I’ll Never Get Out of this World Alive

Many, many years ago, before there was an internet, before there were cell phones, odd people who became obsessed with factlets (a term I’ve invented for facts that interest only you) would, if they lived in New York City, pick up the phone and call the reference number for the New York Public Library. A librarian, a bona fide human being (businesses did not use voice mail in those days) would answer the phone, repeat your query, put you on hold, trot off to who-knew-where, and return with your answer. “The population of Montana is 800,000, ma’am,” a hushed, respectful voice would say. “Do you have any other questions?”

In that age, known to paleontogists as the early 80’s, I was in college and working at a small publishing company which published a newsletter about publishing. So, yes, plenty of oddballs there – who else would agree to the salary? – with lots of questions for the New York Public Library hotline who responded to answers of both the work-related (population, circulation) and of the who-wrote-the-book-of-love variety.

“I know that Hank Williams died in the back seat of a car,” I told one of these saintly librarians one day thirty years ago, the receiver of the phone cradled in my neck while I typed subscription renewal notices on an IBM Selectric I coveted. “But what I want to know is, what kind of car?”

Please hold.

“It was a robin’s egg-blue ’52 Cadillac with a Continental wheel,” the librarian whispered when he came back on the line, with, I thought, a gratifying level of excitement. That was the thing about those librarians. If you asked them something really odd, because you were odd, and a novelist (“Did Egypt have eggplant in Cleopatra’s time?”) they became information detectives: they wanted to know as much as you did.

Which brings me, in a roundabout way, to the novel II’ll Never Get Out of This World Alive by Steve Earle. I read it this weekend. I would have read it in one sitting except that circumstances forced me to leave home, to gather food and drink, and to do all the other things that take one away from the urgency of story.

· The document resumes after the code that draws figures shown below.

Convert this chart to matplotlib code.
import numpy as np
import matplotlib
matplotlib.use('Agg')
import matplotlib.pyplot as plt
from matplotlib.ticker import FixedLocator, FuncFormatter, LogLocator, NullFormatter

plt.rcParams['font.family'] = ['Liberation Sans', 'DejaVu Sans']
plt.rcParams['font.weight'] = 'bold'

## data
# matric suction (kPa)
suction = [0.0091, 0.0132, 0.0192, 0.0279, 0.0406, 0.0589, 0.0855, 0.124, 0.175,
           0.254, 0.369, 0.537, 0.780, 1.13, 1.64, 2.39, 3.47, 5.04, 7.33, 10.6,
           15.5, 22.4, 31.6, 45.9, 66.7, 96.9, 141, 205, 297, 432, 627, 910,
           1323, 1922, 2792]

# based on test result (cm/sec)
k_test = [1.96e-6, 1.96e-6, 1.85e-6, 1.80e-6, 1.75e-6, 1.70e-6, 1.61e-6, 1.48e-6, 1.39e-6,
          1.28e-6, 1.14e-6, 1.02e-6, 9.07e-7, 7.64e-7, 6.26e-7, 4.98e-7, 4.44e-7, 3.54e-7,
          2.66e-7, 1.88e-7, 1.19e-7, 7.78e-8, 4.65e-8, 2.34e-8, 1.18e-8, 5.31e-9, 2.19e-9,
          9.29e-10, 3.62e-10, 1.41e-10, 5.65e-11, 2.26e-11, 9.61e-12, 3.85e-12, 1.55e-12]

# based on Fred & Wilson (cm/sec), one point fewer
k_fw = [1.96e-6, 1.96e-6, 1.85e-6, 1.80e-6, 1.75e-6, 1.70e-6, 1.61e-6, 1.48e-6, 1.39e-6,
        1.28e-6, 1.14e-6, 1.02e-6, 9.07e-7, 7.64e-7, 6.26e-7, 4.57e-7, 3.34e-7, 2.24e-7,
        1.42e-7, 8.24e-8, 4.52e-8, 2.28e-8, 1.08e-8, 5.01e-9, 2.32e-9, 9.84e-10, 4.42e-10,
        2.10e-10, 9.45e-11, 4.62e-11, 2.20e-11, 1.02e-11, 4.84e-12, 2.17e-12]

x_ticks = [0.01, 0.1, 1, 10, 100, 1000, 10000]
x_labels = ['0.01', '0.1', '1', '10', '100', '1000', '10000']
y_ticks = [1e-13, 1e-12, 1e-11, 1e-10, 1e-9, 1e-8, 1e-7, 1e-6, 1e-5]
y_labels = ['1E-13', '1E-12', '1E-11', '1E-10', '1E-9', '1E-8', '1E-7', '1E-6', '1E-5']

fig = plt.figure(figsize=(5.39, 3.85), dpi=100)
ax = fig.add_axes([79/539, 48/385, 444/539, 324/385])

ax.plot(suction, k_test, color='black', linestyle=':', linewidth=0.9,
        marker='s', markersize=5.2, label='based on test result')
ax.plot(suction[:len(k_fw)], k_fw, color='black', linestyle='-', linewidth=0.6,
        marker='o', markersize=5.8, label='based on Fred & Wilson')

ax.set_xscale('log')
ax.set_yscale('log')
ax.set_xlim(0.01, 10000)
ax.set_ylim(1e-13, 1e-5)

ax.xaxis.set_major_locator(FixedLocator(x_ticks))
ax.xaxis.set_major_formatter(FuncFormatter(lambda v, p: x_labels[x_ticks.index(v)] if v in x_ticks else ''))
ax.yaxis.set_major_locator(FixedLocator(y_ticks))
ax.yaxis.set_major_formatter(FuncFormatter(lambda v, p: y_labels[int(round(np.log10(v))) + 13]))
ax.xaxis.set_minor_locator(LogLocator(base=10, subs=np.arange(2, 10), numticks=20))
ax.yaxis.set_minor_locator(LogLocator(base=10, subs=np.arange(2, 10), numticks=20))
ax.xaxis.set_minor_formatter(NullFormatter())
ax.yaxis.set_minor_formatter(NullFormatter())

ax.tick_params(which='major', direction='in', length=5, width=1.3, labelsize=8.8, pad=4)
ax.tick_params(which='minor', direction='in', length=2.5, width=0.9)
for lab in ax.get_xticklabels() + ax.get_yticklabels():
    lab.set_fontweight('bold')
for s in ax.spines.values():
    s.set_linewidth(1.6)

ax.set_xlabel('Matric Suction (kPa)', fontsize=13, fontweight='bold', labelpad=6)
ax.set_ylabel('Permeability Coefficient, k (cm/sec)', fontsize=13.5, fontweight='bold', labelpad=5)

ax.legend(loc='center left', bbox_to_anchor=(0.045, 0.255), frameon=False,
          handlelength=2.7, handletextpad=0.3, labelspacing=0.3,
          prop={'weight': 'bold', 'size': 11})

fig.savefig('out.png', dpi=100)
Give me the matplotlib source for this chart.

I have a complex relationship with Earle, further tangled by the fact that this relationship exists only in my head. Suffice to say, after much badgering on the part of my friend Linda, I have come to accept him as my own personal troubadour. I really liked his collection of short stories.

And I really like this novel.

We open the life of Doc, a defrocked hophead physician who stitches up the dealers and the johns and takes care of the whores in the slums of San Antonio in 1963. President Kennedy and his wife Yah-Kee (as she is known among the adoring illegal Catholic Mexican population of Texas) are soon to touch down on their way to Dallas.

Doc feels responsible for the death of Hank Williams – was it Doc’s shot of morphine which pushed Hank over the edge? – and then he comes to feel responsible for Graciela, the teenaged Mexican girl who is brought to him for a back-alley abortion and then abandoned and then … well, I can’t tell you.

This novel is fantastically imaginative, compassionate, engaging and American. I think if you read it, you will know what I mean by that, and appreciate it.